Exercise task: Copy the data precisely, character for character, and leave out every picture.

Supplied data:
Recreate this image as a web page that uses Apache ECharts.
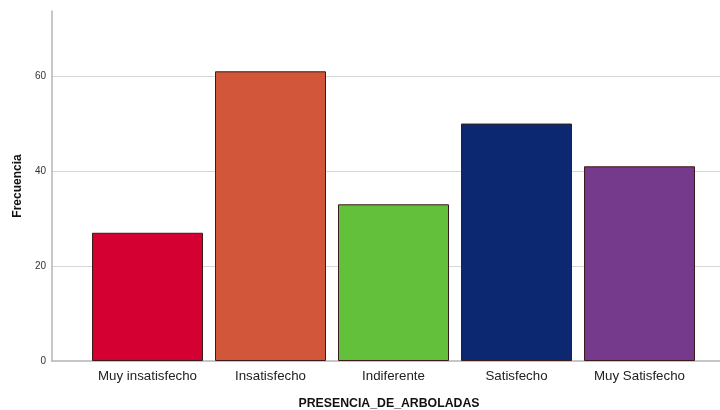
<!DOCTYPE html>
<html>
<head>
<meta charset="utf-8">
<script src="https://cdn.jsdelivr.net/npm/echarts@6/dist/echarts.min.js"></script>
<style>
  html, body { margin: 0; padding: 0; background: #fff; }
  #chart { width: 720px; height: 410px; }
</style>
</head>
<body>
<div id="chart"></div>
<script>
// Frequencies per satisfaction level
const categories = ['Muy insatisfecho', 'Insatisfecho', 'Indiferente', 'Satisfecho', 'Muy Satisfecho'];
const counts = [27, 61, 33, 50, 41];
const barColors = ['#d50032', '#d2573a', '#62c03a', '#0b2870', '#763a8c'];
const yTicks = [0, 20, 40, 60];

const Y_MAX = 73.7;
const font = 'Arial, "Liberation Sans", sans-serif';

const chart = echarts.init(document.getElementById('chart'), null, { renderer: 'canvas' });

chart.setOption({
  animation: false,
  backgroundColor: '#ffffff',
  grid: [
    // frame grid: axis lines and gridlines
    { left: 52, right: 0, top: 11, bottom: 49, containLabel: false, outerBoundsMode: 'none' },
    // bar grid: inner band for the categories
    { left: 86, right: 19, top: 11, bottom: 49, containLabel: false, outerBoundsMode: 'none' }
  ],
  xAxis: [
    {
      gridIndex: 0, type: 'value', min: 0, max: 1,
      axisLine: { show: true, lineStyle: { color: '#b4b4b4', width: 1.5 } },
      axisTick: { show: false }, axisLabel: { show: false }, splitLine: { show: false },
      name: 'PRESENCIA_DE_ARBOLADAS', nameLocation: 'middle', nameGap: 37,
      nameTextStyle: { fontFamily: font, fontWeight: 'bold', fontSize: 12.3, color: '#111', padding: [0, 0, 0, 6] }
    },
    {
      gridIndex: 1, type: 'category', data: categories,
      boundaryGap: true,
      axisLine: { show: false }, axisTick: { show: false },
      axisLabel: { fontFamily: font, fontSize: 13.3, color: '#222', margin: 9, interval: 0, hideOverlap: false }
    }
  ],
  yAxis: [
    {
      gridIndex: 0, type: 'value', min: 0, max: Y_MAX, interval: 20,
      axisLine: { show: true, lineStyle: { color: '#b4b4b4', width: 1.5 } },
      axisTick: { show: false },
      axisLabel: {
        fontFamily: font, fontSize: 10, color: '#333', margin: 6, showMaxLabel: false,
        formatter: v => (yTicks.indexOf(v) >= 0 ? String(v) : '')
      },
      splitLine: { show: true, showMinLine: false, showMaxLine: false, lineStyle: { color: '#d6d6d6', width: 1 } },
      name: 'Frecuencia', nameLocation: 'middle', nameGap: 28, nameRotate: 90,
      nameTextStyle: { fontFamily: font, fontWeight: 'bold', fontSize: 12, color: '#111' }
    },
    {
      gridIndex: 1, type: 'value', min: 0, max: Y_MAX, interval: 20,
      axisLine: { show: false }, axisTick: { show: false },
      axisLabel: { show: false }, splitLine: { show: false }
    }
  ],
  series: [{
    type: 'bar',
    xAxisIndex: 1, yAxisIndex: 1,
    data: counts.map((v, i) => ({
      value: v,
      itemStyle: { color: barColors[i] }
    })),
    barWidth: 111,
    itemStyle: { borderColor: '#3a1a1a', borderWidth: 1 },
    z: 3
  }]
});
</script>
</body>
</html>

Complete output:
Recreate this image as a web page that uses Apache ECharts.
<!DOCTYPE html>
<html>
<head>
<meta charset="utf-8">
<script src="https://cdn.jsdelivr.net/npm/echarts@6/dist/echarts.min.js"></script>
<style>
  html, body { margin: 0; padding: 0; background: #fff; }
  #chart { width: 720px; height: 410px; }
</style>
</head>
<body>
<div id="chart"></div>
<script>
// Frequencies per satisfaction level
const categories = ['Muy insatisfecho', 'Insatisfecho', 'Indiferente', 'Satisfecho', 'Muy Satisfecho'];
const counts = [27, 61, 33, 50, 41];
const barColors = ['#d50032', '#d2573a', '#62c03a', '#0b2870', '#763a8c'];
const yTicks = [0, 20, 40, 60];

const Y_MAX = 73.7;
const font = 'Arial, "Liberation Sans", sans-serif';

const chart = echarts.init(document.getElementById('chart'), null, { renderer: 'canvas' });

chart.setOption({
  animation: false,
  backgroundColor: '#ffffff',
  grid: [
    // frame grid: axis lines and gridlines
    { left: 52, right: 0, top: 11, bottom: 49, containLabel: false, outerBoundsMode: 'none' },
    // bar grid: inner band for the categories
    { left: 86, right: 19, top: 11, bottom: 49, containLabel: false, outerBoundsMode: 'none' }
  ],
  xAxis: [
    {
      gridIndex: 0, type: 'value', min: 0, max: 1,
      axisLine: { show: true, lineStyle: { color: '#b4b4b4', width: 1.5 } },
      axisTick: { show: false }, axisLabel: { show: false }, splitLine: { show: false },
      name: 'PRESENCIA_DE_ARBOLADAS', nameLocation: 'middle', nameGap: 37,
      nameTextStyle: { fontFamily: font, fontWeight: 'bold', fontSize: 12.3, color: '#111', padding: [0, 0, 0, 6] }
    },
    {
      gridIndex: 1, type: 'category', data: categories,
      boundaryGap: true,
      axisLine: { show: false }, axisTick: { show: false },
      axisLabel: { fontFamily: font, fontSize: 13.3, color: '#222', margin: 9, interval: 0, hideOverlap: false }
    }
  ],
  yAxis: [
    {
      gridIndex: 0, type: 'value', min: 0, max: Y_MAX, interval: 20,
      axisLine: { show: true, lineStyle: { color: '#b4b4b4', width: 1.5 } },
      axisTick: { show: false },
      axisLabel: {
        fontFamily: font, fontSize: 10, color: '#333', margin: 6, showMaxLabel: false,
        formatter: v => (yTicks.indexOf(v) >= 0 ? String(v) : '')
      },
      splitLine: { show: true, showMinLine: false, showMaxLine: false, lineStyle: { color: '#d6d6d6', width: 1 } },
      name: 'Frecuencia', nameLocation: 'middle', nameGap: 28, nameRotate: 90,
      nameTextStyle: { fontFamily: font, fontWeight: 'bold', fontSize: 12, color: '#111' }
    },
    {
      gridIndex: 1, type: 'value', min: 0, max: Y_MAX, interval: 20,
      axisLine: { show: false }, axisTick: { show: false },
      axisLabel: { show: false }, splitLine: { show: false }
    }
  ],
  series: [{
    type: 'bar',
    xAxisIndex: 1, yAxisIndex: 1,
    data: counts.map((v, i) => ({
      value: v,
      itemStyle: { color: barColors[i] }
    })),
    barWidth: 111,
    itemStyle: { borderColor: '#3a1a1a', borderWidth: 1 },
    z: 3
  }]
});
</script>
</body>
</html>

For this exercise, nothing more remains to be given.